I took the ferry to Capri today, and found the way up to Anacapri on foot that I couldn’t find in 2003. Then, to the top of the island.

Dawn, from the hotel terrace
Positano from the ferry to Capri. It was trying to rain.
In the Port of Capri
The steps up to Anacapri are just visible below the concrete abutment, and above it. That’s a road, with a bus, at the centre of the photo.
The steps
Sorrento, from halfway up. Pompeii to the left, Vesuvius just out of the photo.
In Anacapri
Via Monte Solaro, to the top of the island
Which after a wrong turn came to an impasse. Then, in an olive grove, I found this track.
Which turned into this

Eventually I got to this microwave tower, but I could see a structure much  higher on another hill to the left and not accessible from here.

This was a dead end. So I went back down, lost the track, went bush for a while, found it again, went back to the crossroad, took the right path.

This path looked better, just kept going up. A chairlift was visible from time to time, so something worth visiting was up there.

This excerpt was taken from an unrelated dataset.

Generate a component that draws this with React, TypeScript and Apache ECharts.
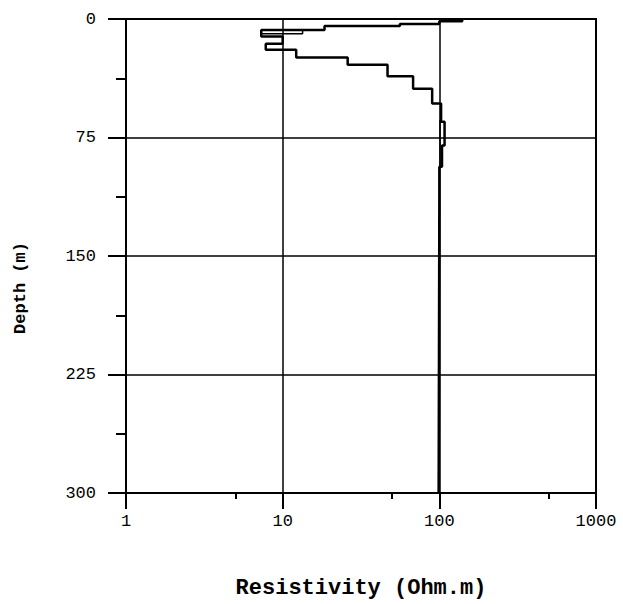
import React, { useEffect, useRef } from 'react';
import * as echarts from 'echarts';

// Main resistivity profile (layered model)
const profileResistivity = [140, 140, 100, 100, 56, 56, 18.5, 18.5, 7.3, 7.3, 10, 10, 7.8, 7.8, 12.2, 12.2, 26, 26, 46.7, 46.7, 68, 68, 90, 90, 102.6, 102.6, 108, 108, 104, 104, 100, 100, 99, 99];
const profileDepth = [0, 1.5, 1.5, 3.1, 3.1, 4.5, 4.5, 6.9, 6.9, 11.1, 11.1, 15.7, 15.7, 19.5, 19.5, 24.3, 24.3, 29, 29, 36.2, 36.2, 44.1, 44.1, 53.5, 53.5, 65, 65, 80, 80, 93.5, 93.5, 112, 112, 300];

// Secondary traces visible inside the profile
const innerResistivityA = [13.4, 13.4, 7.3];
const innerDepthA = [6.9, 9.4, 9.4];
const innerResistivityB = [101, 101];
const innerDepthB = [64, 93];

const xMajorTickValues = [1, 10, 100, 1000];
const xMinorTickValues = [5, 50, 500];

const xTitle = 'Resistivity (Ohm.m)';
const yTitle = 'Depth (m)';

export default function App() {
  const ref = useRef<HTMLDivElement>(null);
  useEffect(() => {
    const chart = echarts.init(ref.current!, null, { renderer: 'svg' });
    const font = 'Liberation Mono';
    const pair = (xs: number[], ys: number[]) => xs.map((x, i) => [x, ys[i]]);
    const black = '#000';
    const tickAxis = (values: number[], length: number) => ({
      type: 'log', logBase: 10, min: 1, max: 1000, position: 'bottom', gridIndex: 0,
      axisLine: { show: false, onZero: false },
      axisTick: { show: true, inside: false, customValues: values, length, lineStyle: { color: black, width: 2 } },
      axisLabel: { show: false },
      splitLine: { show: false },
    });
    chart.setOption({
      animation: false,
      backgroundColor: '#fff',
      grid: { left: 126, top: 19, width: 470, height: 478, show: true, borderColor: black, borderWidth: 2, backgroundColor: 'transparent' },
      xAxis: [
        {
          type: 'log', logBase: 10, min: 1, max: 1000, position: 'bottom',
          axisLine: { show: true, onZero: false, lineStyle: { color: black, width: 2 } },
          axisTick: { show: false },
          axisLabel: { margin: 20, fontFamily: font, fontSize: 17, color: black, formatter: (v: number) => String(v) },
          splitLine: { show: true, lineStyle: { color: black, width: 1.5 } },
          minorTick: { show: false }, minorSplitLine: { show: false },
          name: xTitle, nameLocation: 'middle', nameGap: 84,
          nameTextStyle: { fontFamily: font, fontSize: 22, fontWeight: 'bold', color: black },
        },
        tickAxis(xMajorTickValues, 16),
        tickAxis(xMinorTickValues, 6),
      ],
      yAxis: {
        type: 'value', inverse: true, min: 0, max: 300, interval: 75,
        axisLine: { show: true, onZero: false, lineStyle: { color: black, width: 2 } },
        axisTick: { show: true, inside: false, length: 18, lineStyle: { color: black, width: 2 } },
        minorTick: { show: true, splitNumber: 2, length: 10, lineStyle: { color: black, width: 2 } },
        minorSplitLine: { show: false },
        axisLabel: { margin: 30, fontFamily: font, fontSize: 17, color: black },
        splitLine: { show: true, lineStyle: { color: black, width: 1.5 } },
      },
      graphic: [
        {
          type: 'text', x: 20, y: 288, rotation: Math.PI / 2,
          style: { text: yTitle, fontFamily: font, fontSize: 17, fontWeight: 'bold', fill: black, textAlign: 'center', textVerticalAlign: 'middle' },
        },
      ],
      series: [
        {
          type: 'line', xAxisIndex: 0, yAxisIndex: 0, showSymbol: false, symbol: 'none',
          data: pair(profileResistivity, profileDepth),
          lineStyle: { color: black, width: 2.5 },
        },
        {
          type: 'line', xAxisIndex: 0, yAxisIndex: 0, showSymbol: false, symbol: 'none',
          data: pair(innerResistivityA, innerDepthA),
          lineStyle: { color: black, width: 1.5 },
        },
        {
          type: 'line', xAxisIndex: 0, yAxisIndex: 0, showSymbol: false, symbol: 'none',
          data: pair(innerResistivityB, innerDepthB),
          lineStyle: { color: black, width: 1.5 },
        },
      ],
    });
    return () => chart.dispose();
  }, []);
  return <div ref={ref} style={{ position: 'fixed', left: 0, top: 0, width: 623, height: 604 }} />;
}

View of Capri from the path, Sorrento in the distance at left.
From the very top
This selfie might be the only photo of me in the whole blog. Capri (not Anacapri) is behind.
Anacapri, and the funicular cables, with 2 people visible, and Ischia in the distance..

Then, all the way down the path to Anacapri, and down all the steps to the port, then up all the hundreds of steps to Capri Centro that Bill Bryson complained about in one of his early books, “the Lost Continent”, I think.

Capri Centro. The microwave tower is just visible in the middle of the flattish section near the top left.
The WC was well worth 50c to see (and use).

A gelato, then down the hundreds of steps to the port to catch the last ferry back to Amalfi. From the ferry you can see some of the engineering that went into building the road. Stone arch bridges (Roman technology), the occasional short tunnel, lots of rock blasted out of the cliff. It’s an amazing engineering feat. It looked impossible that roads could reach most of the houses and buildings perched precariously on every available space. But they do, you can see parked and moving cars up there. They need roads to get the building materials (mostly masonry) to the sites.

Dinner in a nice restaurant. Two courses of real food, spaghetti carbonara and grilled sea bass. No beer, just acqua frizzante and a cappuccino. I know fine food when I see it. The portions are so small you need 3 or 4 of them. I could afford only two, but they were very good.

Raining heavily now. Capri Centro does not look so magical when sodden and half deserted. I walked up the hill to the hotel, glad to have a torch to ward off oncoming traffic.